Like I said, I like snakes. I also have a healthy respect for them because I am aware that many can be deadly. Again, I don't know why I like them but it is probably also connected to my love of the Wild West lore and cowboys who constantly battled with rattle snakes.
My therapist once asked me what was my favorite snake. I don't remember how the subject of snakes ever came up but that is therapy, anyway once it was mentioned he asked me and I said cobras. Then he asked me why. I had no answer but felt obliged to say something. So I told him it was because they warn before they strike. I have no idea where that came from, but my guess is it doesn't matter. That is how therapy works after all—right? you say the first thing that comes into your head and god alone knows what the therapist makes of it. That was a long time ago, but I still miss my therapist, Dick. I wrote about him here
. He didn't tell me what he thought of my response but no doubt it would have been interesting. But it is true that they are my favorite snake. I actually have a tattoo of one on my back.
Anyway, I decided to fill in the crack through which I assumed the scorpion had managed to squeeze himself.

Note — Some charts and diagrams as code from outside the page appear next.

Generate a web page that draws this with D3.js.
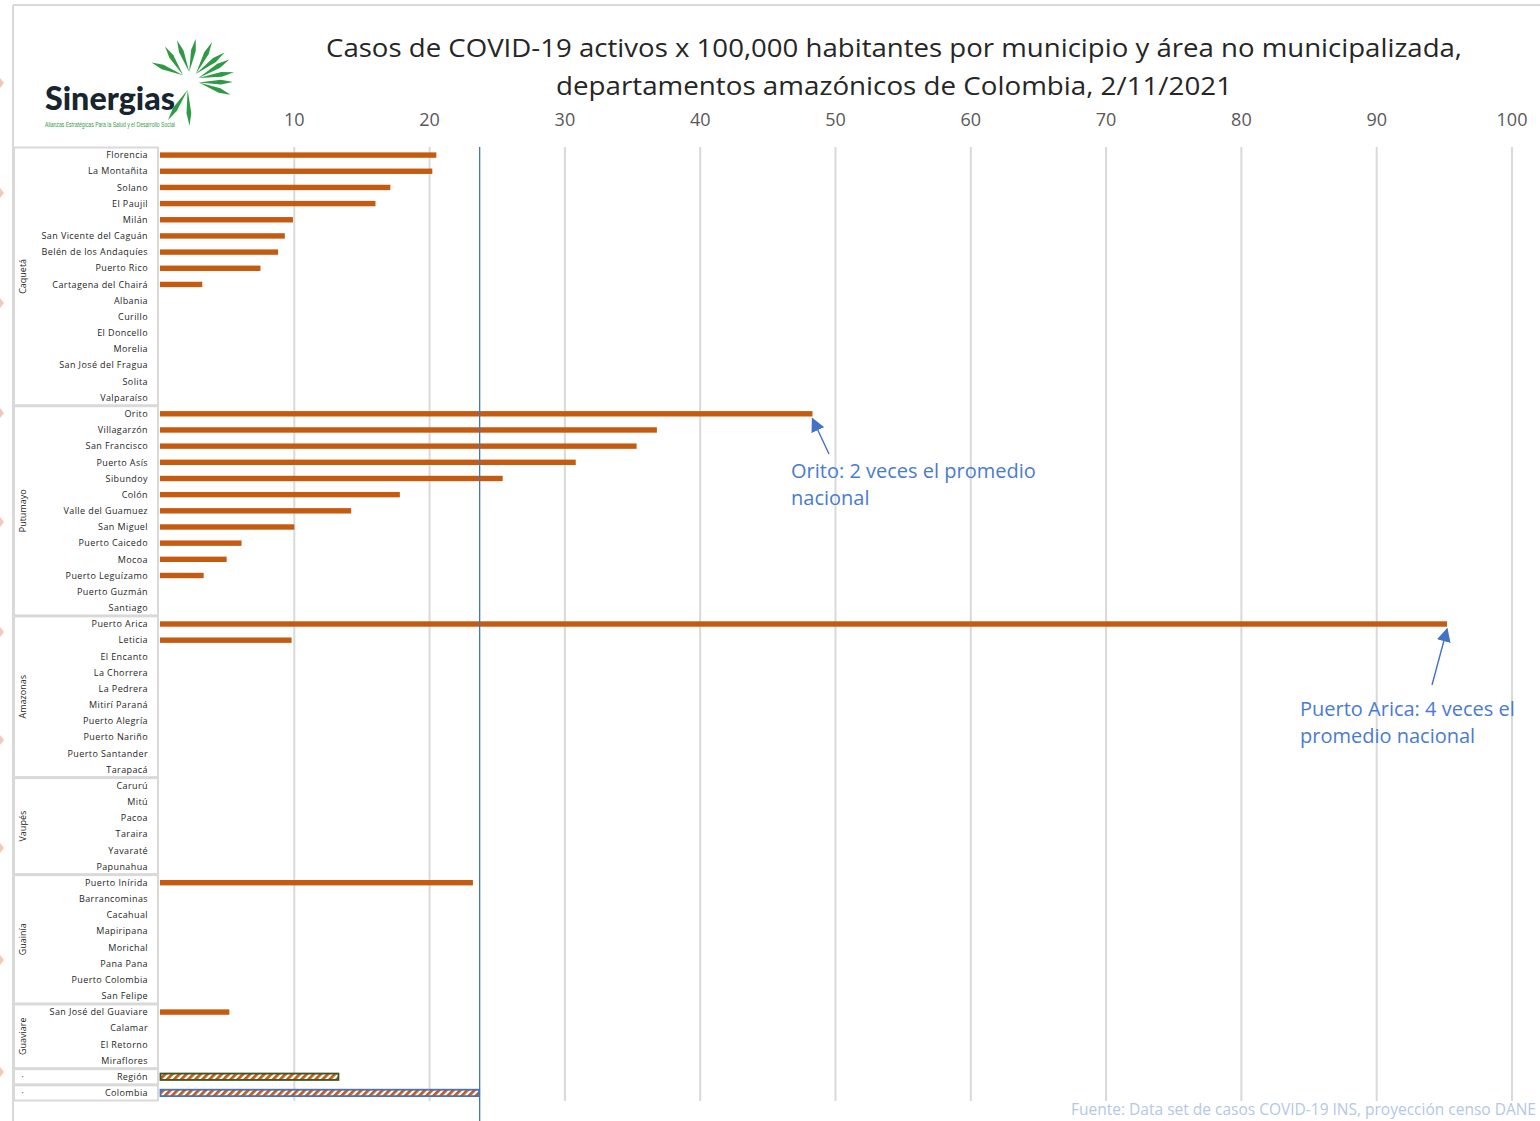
<!DOCTYPE html>
<html><head><meta charset="utf-8">
<script src="https://cdn.jsdelivr.net/npm/d3@7"></script>
<style>html,body{margin:0;padding:0;background:#fff;}svg{display:block;}</style>
</head><body>
<script>
// ---------- DATA ----------
const departamentos = ["Caquetá","Putumayo","Amazonas","Vaupés","Guainía","Guaviare","·","·"];
const municipiosPorDepto = [16,13,10,6,8,4,1,1];
const municipios = [
 "Florencia","La Montañita","Solano","El Paujil","Milán","San Vicente del Caguán","Belén de los Andaquíes","Puerto Rico","Cartagena del Chairá","Albania","Curillo","El Doncello","Morelia","San José del Fragua","Solita","Valparaíso",
 "Orito","Villagarzón","San Francisco","Puerto Asís","Sibundoy","Colón","Valle del Guamuez","San Miguel","Puerto Caicedo","Mocoa","Puerto Leguízamo","Puerto Guzmán","Santiago",
 "Puerto Arica","Leticia","El Encanto","La Chorrera","La Pedrera","Mitirí Paraná","Puerto Alegría","Puerto Nariño","Puerto Santander","Tarapacá",
 "Carurú","Mitú","Pacoa","Taraira","Yavaraté","Papunahua",
 "Puerto Inírida","Barrancominas","Cacahual","Mapiripana","Morichal","Pana Pana","Puerto Colombia","San Felipe",
 "San José del Guaviare","Calamar","El Retorno","Miraflores",
 "Región","Colombia"
];
const casosActivos = [
 20.5,20.2,17.1,16.0,9.9,9.3,8.8,7.5,3.2,0,0,0,0,0,0,0,
 48.3,36.8,35.3,30.8,25.4,17.8,14.2,10.0,6.1,5.0,3.3,0,0,
 95.2,9.8,0,0,0,0,0,0,0,0,
 0,0,0,0,0,0,
 23.2,0,0,0,0,0,0,0,
 5.2,0,0,0,
 13.3,23.7
];
const ticksX = [10,20,30,40,50,60,70,80,90,100];
const promedioNacional = 23.7;
const tituloLineas = ["Casos de COVID-19 activos x 100,000 habitantes por municipio y área no municipalizada,",
                      "departamentos amazónicos de Colombia, 2/11/2021"];
const anotaciones = [
 {fila:"Orito", lineas:["Orito: 2 veces el promedio","nacional"]},
 {fila:"Puerto Arica", lineas:["Puerto Arica: 4 veces el","promedio nacional"]}
];
const fuente = "Fuente: Data set de casos COVID-19 INS, proyección censo DANE";

// ---------- LAYOUT ----------
const W=1540,H=1121;
const svg=d3.select("body").append("svg").attr("width",W).attr("height",H);
const defs=svg.append("defs");
const pat=defs.append("pattern").attr("id","stripes").attr("patternUnits","userSpaceOnUse")
  .attr("width",5).attr("height",5).attr("patternTransform","rotate(45)");
pat.append("rect").attr("width",5).attr("height",5).attr("fill","#fff");
pat.append("rect").attr("width",2.8).attr("height",5).attr("fill","#c55a11");

const x=d3.scaleLinear().domain([0,100]).range([159,1512]);
const plotTop=147, plotBot=1101;
const y=d3.scaleBand().domain(d3.range(municipios.length)).range([plotTop,plotBot]);

// frame
svg.append("line").attr("x1",13).attr("x2",W).attr("y1",5).attr("y2",5).attr("stroke","#d9d9d9").attr("stroke-width",2);
svg.append("line").attr("x1",13).attr("x2",13).attr("y1",5).attr("y2",H).attr("stroke","#d9d9d9").attr("stroke-width",2);

// small artifacts on left edge
[83,193,303,413,522,632,740,848,960,1072].forEach(v=>{
  svg.append("path").attr("d",`M0,${v-5} L4,${v} L0,${v+5}Z`).attr("fill","#f4c7b8");
});

// Title
svg.append("g").selectAll("text").data(tituloLineas).join("text")
 .attr("x",894).attr("y",(d,i)=>57+i*38).attr("text-anchor","middle")
 .attr("font-family","Open Sans, sans-serif").attr("font-size",25).attr("fill","#262626")
 .attr("textLength",(d,i)=>i===0?1136:676).attr("lengthAdjust","spacingAndGlyphs")
 .text(d=>d);

// Logo
const logo=svg.append("g");
logo.append("text").attr("x",45).attr("y",110).attr("font-family","Lato, sans-serif").attr("font-weight",900)
 .attr("font-size",33).attr("fill","#17252f").attr("textLength",130).attr("lengthAdjust","spacingAndGlyphs").text("Sinergias");
logo.append("text").attr("x",45).attr("y",127).attr("font-family","Liberation Sans Narrow, Liberation Sans, sans-serif")
 .attr("font-size",6.5).attr("fill","#3a9a48").attr("textLength",130).attr("lengthAdjust","spacingAndGlyphs")
 .text("Alianzas Estratégicas Para la Salud y el Desarrollo Social");
const cx=190,cy=81;
const hojas=[[-140,34,18],[-95,34,16],[-50,36,13],[-20,36,11],[10,34,11],[105,36,18]];
hojas.forEach(([ang,len,spread])=>{
  const a=ang*Math.PI/180;
  const vx=cx+9*Math.cos(a), vy=cy+9*Math.sin(a);
  [1,-1].forEach(s=>{
    const b=a+s*spread*Math.PI/180;
    const x1=vx+len*Math.cos(b), y1=vy+len*Math.sin(b);
    const px=-Math.sin(b), py=Math.cos(b);
    const xm=vx+len*0.65*Math.cos(b), ym=vy+len*0.65*Math.sin(b);
    logo.append("path").attr("d",`M${vx},${vy} L${xm+px*2.4},${ym+py*2.4} L${x1},${y1} L${xm-px*2.4},${ym-py*2.4}Z`).attr("fill","#2e9a43");
  });
});

// Gridlines + tick labels
svg.append("g").selectAll("line").data(ticksX).join("line")
 .attr("x1",d=>x(d)).attr("x2",d=>x(d)).attr("y1",plotTop).attr("y2",plotBot)
 .attr("stroke","#d9d9d9").attr("stroke-width",2);
svg.append("g").selectAll("text").data(ticksX).join("text")
 .attr("x",d=>x(d)).attr("y",126).attr("text-anchor","middle")
 .attr("font-family","Open Sans, sans-serif").attr("font-size",18).attr("fill","#595959").text(d=>d);

// group boxes on left
let start=0;
const gb=svg.append("g");
departamentos.forEach((dep,i)=>{
  const n=municipiosPorDepto[i];
  const y0=y(start), y1=y(start+n-1)+y.bandwidth();
  gb.append("rect").attr("x",14).attr("y",y0+0.5).attr("width",144).attr("height",y1-y0-1)
    .attr("fill","none").attr("stroke","#d9d9d9").attr("stroke-width",2);
  const yc=(y0+y1)/2;
  gb.append("text").attr("transform",`translate(26,${yc}) rotate(-90)`).attr("text-anchor","middle")
    .attr("font-family","Open Sans, sans-serif").attr("font-size",9).attr("fill","#262626").text(dep);
  start+=n;
});

// category labels
svg.append("g").selectAll("text").data(municipios).join("text")
 .attr("x",148).attr("y",(d,i)=>y(i)+y.bandwidth()/2+3.2).attr("text-anchor","end")
 .attr("font-family","Open Sans, sans-serif").attr("font-size",9).attr("letter-spacing",0.4).attr("fill","#262626").text(d=>d);

// bars
const n=municipios.length;
svg.append("g").selectAll("rect").data(casosActivos.map((v,i)=>({v,i})).filter(d=>d.v>0 && d.i<n-2)).join("rect")
 .attr("x",x(0)+1).attr("y",d=>y(d.i)+y.bandwidth()/2-2.7).attr("width",d=>x(d.v)-x(0)-1).attr("height",5.4)
 .attr("fill","#c55a11");
// Region & Colombia
const esp=[{i:n-2,stroke:"#375623"},{i:n-1,stroke:"#4472c4"}];
svg.append("g").selectAll("rect").data(esp).join("rect")
 .attr("x",x(0)+1.5).attr("y",d=>y(d.i)+y.bandwidth()/2-3.2).attr("width",d=>x(casosActivos[d.i])-x(0)-2).attr("height",6.4)
 .attr("fill","url(#stripes)").attr("stroke",d=>d.stroke).attr("stroke-width",1.8);

// national average line
svg.append("line").attr("x1",x(promedioNacional)).attr("x2",x(promedioNacional)).attr("y1",plotTop).attr("y2",H)
 .attr("stroke","#4472c4").attr("stroke-width",1.3);

// annotations
const azul="#4a7bd0";
defs.append("marker").attr("id","ah").attr("viewBox","0 0 10 10").attr("refX",9).attr("refY",5)
 .attr("markerWidth",14).attr("markerHeight",14).attr("markerUnits","userSpaceOnUse").attr("orient","auto")
 .append("path").attr("d","M0,0 L10,5 L0,10Z").attr("fill","#4472c4");
const anotPos={ "Orito":{tx:791,ty:478,ax:829,ay:454}, "Puerto Arica":{tx:1300,ty:716,ax:1432,ay:685}};
anotaciones.forEach(a=>{
  const i=municipios.indexOf(a.fila);
  const p=anotPos[a.fila];
  const tipX=x(casosActivos[i]), tipY=y(i)+y.bandwidth()/2+5;
  svg.append("line").attr("x1",p.ax).attr("y1",p.ay).attr("x2",tipX).attr("y2",tipY)
   .attr("stroke","#4472c4").attr("stroke-width",1.4).attr("marker-end","url(#ah)");
  a.lineas.forEach((l,k)=>{
    svg.append("text").attr("x",p.tx).attr("y",p.ty+k*27).attr("font-family","Open Sans, sans-serif")
     .attr("font-size",20).attr("fill",azul).text(l);
  });
});

// source
svg.append("text").attr("x",1536).attr("y",1115).attr("text-anchor","end").attr("font-family","Open Sans, sans-serif")
 .attr("font-size",15.5).attr("fill","#b4c7e7").text(fuente);
</script>
</body></html>
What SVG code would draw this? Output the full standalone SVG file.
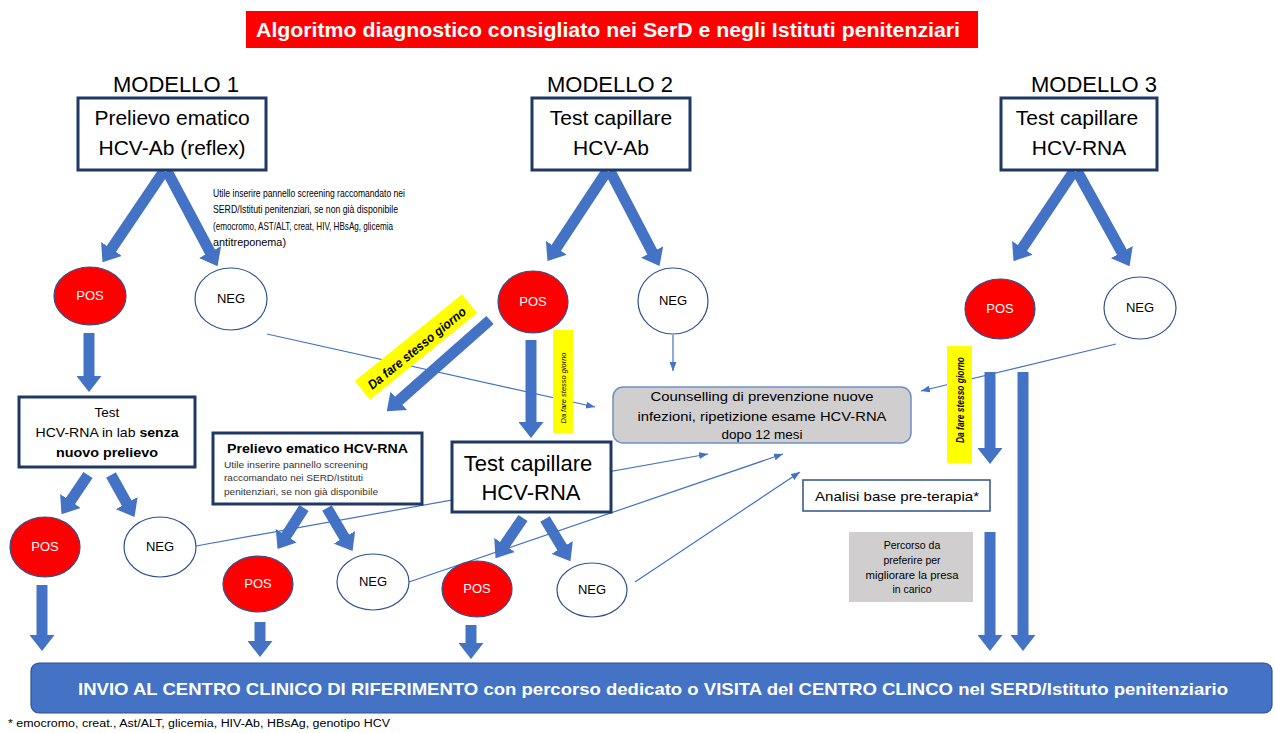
<svg xmlns="http://www.w3.org/2000/svg" width="1275" height="733" viewBox="0 0 1275 733">
<style>
text{font-family:"Liberation Sans",Arial,sans-serif;fill:#000}
.box{fill:#fff;stroke:#1F3864;stroke-width:3}
.pos{fill:#FF0000;stroke:#2F528F;stroke-width:1.2}
.neg{fill:#fff;stroke:#2F528F;stroke-width:1.2}
.pt{fill:#fff;font-size:13px;text-anchor:middle}
.nt{font-size:13px;text-anchor:middle}
.blk{stroke:#4472C4;stroke-width:11;fill:none;marker-end:url(#bh)}
.thin{stroke:#4472C4;stroke-width:1.2;fill:none;marker-end:url(#th)}
.big{font-size:21px;text-anchor:middle}
.mod{font-size:22px;text-anchor:middle}
.yl{fill:#FFFF00}
.c{text-anchor:middle}
</style>
<defs>
<marker id="bh" markerUnits="userSpaceOnUse" viewBox="0 0 16 25" markerWidth="16" markerHeight="25" refX="1" refY="12.5" orient="auto">
<path d="M0,0 L16,12.5 L0,25 Z" fill="#4472C4"/>
</marker>
<marker id="th" markerUnits="userSpaceOnUse" viewBox="0 0 9 7" markerWidth="9" markerHeight="7" refX="9" refY="3.5" orient="auto">
<path d="M0,0 L9,3.5 L0,7 Z" fill="#4472C4"/>
</marker>
</defs>
<rect width="1275" height="733" fill="#fff"/>

<g id="title">
<rect x="246" y="11" width="732" height="37" fill="#FF0000"/>
<text x="608" y="37" class="c" style="fill:#fff;font-weight:bold;font-size:20px" textLength="704" lengthAdjust="spacingAndGlyphs">Algoritmo diagnostico consigliato nei SerD e negli Istituti penitenziari</text>
</g>

<g id="labels">
<text x="176" y="92" class="mod">MODELLO 1</text>
<text x="610" y="92" class="mod">MODELLO 2</text>
<text x="1094" y="92" class="mod">MODELLO 3</text>
</g>

<g id="connectors">
<line class="blk" x1="164" y1="171" x2="110.9" y2="249.7"/>
<line class="blk" x1="167" y1="171" x2="210.5" y2="252.9"/>
<line class="blk" x1="607" y1="171" x2="555.8" y2="248.6"/>
<line class="blk" x1="610" y1="171" x2="652.6" y2="252.8"/>
<line class="blk" x1="1074" y1="171" x2="1021.9" y2="248.7"/>
<line class="blk" x1="1077" y1="171" x2="1122.3" y2="253"/>
<line class="blk" x1="89" y1="333" x2="89" y2="377"/>
<line class="blk" x1="88" y1="475" x2="69.9" y2="501.8"/>
<line class="blk" x1="111" y1="475" x2="127.2" y2="504"/>
<line class="blk" x1="42" y1="585" x2="42" y2="636"/>
<line class="blk" x1="490" y1="320" x2="398" y2="401.4"/>
<line class="blk" x1="531" y1="340" x2="531" y2="423"/>
<line class="blk" x1="304" y1="508" x2="285.7" y2="536.5"/>
<line class="blk" x1="327" y1="508" x2="344.9" y2="538.2"/>
<line class="blk" x1="523" y1="518" x2="504" y2="545.8"/>
<line class="blk" x1="545" y1="519" x2="562.7" y2="548.3"/>
<line class="blk" x1="260" y1="622" x2="260" y2="642"/>
<line class="blk" x1="471" y1="625" x2="471" y2="644"/>
<line class="blk" x1="990" y1="372" x2="990" y2="449"/>
<line class="blk" x1="990" y1="532" x2="990" y2="636"/>
<line class="blk" x1="1023" y1="372" x2="1023" y2="636"/>
<line class="thin" x1="267" y1="334" x2="595" y2="407"/>
<line class="thin" x1="673" y1="335" x2="673" y2="371"/>
<line class="thin" x1="1116" y1="344" x2="921" y2="391"/>
<line class="thin" x1="196" y1="546" x2="708" y2="454"/>
<line class="thin" x1="409" y1="582" x2="783" y2="454"/>
<line class="thin" x1="635" y1="582" x2="800" y2="472"/>
</g>

<g id="box1">
<rect class="box" x="78" y="98" width="188" height="72"/>
<text x="172" y="125" class="big">Prelievo ematico</text>
<text x="172" y="155" class="big">HCV-Ab (reflex)</text>
</g>
<g id="box2">
<rect class="box" x="532" y="98" width="158" height="72"/>
<text x="611" y="125" class="big">Test capillare</text>
<text x="611" y="155" class="big">HCV-Ab</text>
</g>
<g id="box3">
<rect class="box" x="1001" y="98" width="156" height="72"/>
<text x="1077" y="125" class="big">Test capillare</text>
<text x="1079" y="155" class="big">HCV-RNA</text>
</g>

<g id="note1" style="font-size:10.5px">
<text x="213" y="197" textLength="192" lengthAdjust="spacingAndGlyphs">Utile inserire pannello screening raccomandato nei</text>
<text x="213" y="213" textLength="185" lengthAdjust="spacingAndGlyphs">SERD/Istituti penitenziari, se non già disponibile</text>
<text x="213" y="230" textLength="180" lengthAdjust="spacingAndGlyphs">(emocromo, AST/ALT, creat, HIV, HBsAg, glicemia</text>
<text x="213" y="246" textLength="73" lengthAdjust="spacingAndGlyphs">antitreponema)</text>
</g>

<g id="pos1"><ellipse class="pos" cx="90" cy="296" rx="36" ry="29"/><text x="90" y="300" class="pt">POS</text></g>
<g id="neg1"><ellipse class="neg" cx="231" cy="299" rx="36" ry="31"/><text x="231" y="303" class="nt">NEG</text></g>
<g id="pos2"><ellipse class="pos" cx="533" cy="302" rx="35" ry="31"/><text x="533" y="306" class="pt">POS</text></g>
<g id="neg2"><ellipse class="neg" cx="673" cy="301" rx="35" ry="33"/><text x="673" y="305" class="nt">NEG</text></g>
<g id="pos3"><ellipse class="pos" cx="1000" cy="309" rx="35" ry="30"/><text x="1000" y="313" class="pt">POS</text></g>
<g id="neg3"><ellipse class="neg" cx="1140" cy="308" rx="36" ry="31"/><text x="1140" y="312" class="nt">NEG</text></g>

<g id="label-diag">
<g transform="translate(416,347) rotate(-39)">
<rect class="yl" x="-69" y="-12" width="138" height="24"/>
<text x="0" y="6" class="c" style="font-size:13px;font-weight:bold;font-style:italic" textLength="122" lengthAdjust="spacingAndGlyphs">Da fare stesso giorno</text>
</g>
</g>
<g id="label-m2">
<rect class="yl" x="553" y="330" width="20" height="103"/>
<text transform="translate(566,388) rotate(-90)" x="0" y="0" class="c" style="font-size:7.5px;font-style:italic" textLength="71" lengthAdjust="spacingAndGlyphs">Da fare stesso giorno</text>
</g>
<g id="label-m3">
<rect class="yl" x="947" y="346" width="25" height="117"/>
<text transform="translate(963.5,400) rotate(-90)" x="0" y="0" class="c" style="font-size:10.5px;font-weight:bold;font-style:italic" textLength="86" lengthAdjust="spacingAndGlyphs">Da fare stesso giorno</text>
</g>

<g id="test-lab">
<rect class="box" x="19" y="397" width="176" height="70"/>
<text x="107" y="417" class="c" style="font-size:13.5px">Test</text>
<text x="107" y="437" class="c" style="font-size:13.5px" textLength="143" lengthAdjust="spacingAndGlyphs">HCV-RNA in lab <tspan font-weight="bold">senza</tspan></text>
<text x="107" y="457" class="c" style="font-size:13.5px;font-weight:bold" textLength="102" lengthAdjust="spacingAndGlyphs">nuovo prelievo</text>
</g>

<g id="prelievo-rna">
<rect class="box" x="213" y="433" width="209" height="71"/>
<text x="227" y="453" style="font-size:13px;font-weight:bold" textLength="181" lengthAdjust="spacingAndGlyphs">Prelievo ematico HCV-RNA</text>
<text x="224" y="468" style="font-size:9.5px;fill:#333" textLength="144" lengthAdjust="spacingAndGlyphs">Utile inserire pannello screening</text>
<text x="224" y="481" style="font-size:9.5px;fill:#333" textLength="139" lengthAdjust="spacingAndGlyphs">raccomandato nei SERD/Istituti</text>
<text x="224" y="495" style="font-size:9.5px;fill:#333" textLength="154" lengthAdjust="spacingAndGlyphs">penitenziari, se non già disponibile</text>
</g>

<g id="testcap-rna">
<rect class="box" x="452" y="442" width="159" height="70"/>
<text x="528" y="471" class="c" style="font-size:22px">Test capillare</text>
<text x="531" y="500" class="c" style="font-size:22px">HCV-RNA</text>
</g>

<g id="counselling">
<rect x="613" y="387" width="298" height="56" rx="10" fill="#D0CECE" stroke="#6F8FC7" stroke-width="1.5"/>
<text x="762" y="401" class="c" style="font-size:13.5px" textLength="223" lengthAdjust="spacingAndGlyphs">Counselling di prevenzione nuove</text>
<text x="762" y="421" class="c" style="font-size:13.5px" textLength="249" lengthAdjust="spacingAndGlyphs">infezioni, ripetizione esame HCV-RNA</text>
<text x="762" y="439" class="c" style="font-size:13.5px">dopo 12 mesi</text>
</g>

<g id="analisi">
<rect x="803" y="480" width="187" height="31" fill="#fff" stroke="#2F528F" stroke-width="1.5"/>
<text x="815" y="501" style="font-size:13px" textLength="164" lengthAdjust="spacingAndGlyphs">Analisi base pre-terapia*</text>
</g>

<g id="percorso">
<rect x="849" y="532" width="124" height="70" fill="#D0CECE"/>
<text x="912" y="549" class="c" style="font-size:10.5px">Percorso da</text>
<text x="912" y="564" class="c" style="font-size:10.5px">preferire per</text>
<text x="912" y="579" class="c" style="font-size:10.5px" textLength="93" lengthAdjust="spacingAndGlyphs">migliorare la presa</text>
<text x="912" y="593" class="c" style="font-size:10.5px">in carico</text>
</g>

<g id="pos-r3a"><ellipse class="pos" cx="45" cy="547" rx="35" ry="30"/><text x="45" y="551" class="pt">POS</text></g>
<g id="neg-r3a"><ellipse class="neg" cx="160" cy="547" rx="36" ry="30"/><text x="160" y="551" class="nt">NEG</text></g>
<g id="pos-r3b"><ellipse class="pos" cx="258" cy="584" rx="35" ry="28"/><text x="258" y="588" class="pt">POS</text></g>
<g id="neg-r3b"><ellipse class="neg" cx="373" cy="582" rx="36" ry="28"/><text x="373" y="586" class="nt">NEG</text></g>
<g id="pos-r3c"><ellipse class="pos" cx="477" cy="589" rx="35" ry="28"/><text x="477" y="593" class="pt">POS</text></g>
<g id="neg-r3c"><ellipse class="neg" cx="592" cy="590" rx="35" ry="27"/><text x="592" y="594" class="nt">NEG</text></g>

<g id="invio">
<rect x="31" y="663" width="1241" height="50" rx="8" fill="#4472C4" stroke="#2F528F" stroke-width="1.2"/>
<text x="653" y="695" class="c" style="fill:#fff;font-weight:bold;font-size:17px" textLength="1150" lengthAdjust="spacingAndGlyphs">INVIO AL CENTRO CLINICO DI RIFERIMENTO con percorso dedicato o VISITA del CENTRO CLINCO nel SERD/Istituto penitenziario</text>
</g>

<g id="footnote">
<text x="8" y="727" style="font-size:10px" textLength="382" lengthAdjust="spacingAndGlyphs">* emocromo, creat., Ast/ALT, glicemia, HIV-Ab, HBsAg, genotipo HCV</text>
</g>
</svg>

Pest control was scheduled for the following week and I didn't want to wait that long. When I lay flat on the bathroom floor again, I noticed it was more than a crack, the top corner of the kick board was cut away, a small square was missing. I know the scorpions didn't do that! At least I hope they don't have power tools under there. So with great difficulty I filled that gap and the crack between the baseboard and the vanity unit, with caulk. It wasn't easy because there is a slight overhang from the vanity unit and the caulking gun was too big to bend around it, but with the help of a flat paint brush I managed to fill the hole with the stuff. Next I researched and found a spray foam. It is an aerosol with a long straw like nozzle. The foam dries solid. That I am going to buy for any future holes and cracks I discover. After all, if a scorpion can crawl through into my bathroom, so could a spider! Thank God I haven't seen one of them for a long time, at least not in the house. We see them on the dock and on the boat, but that is their domain that we are invading.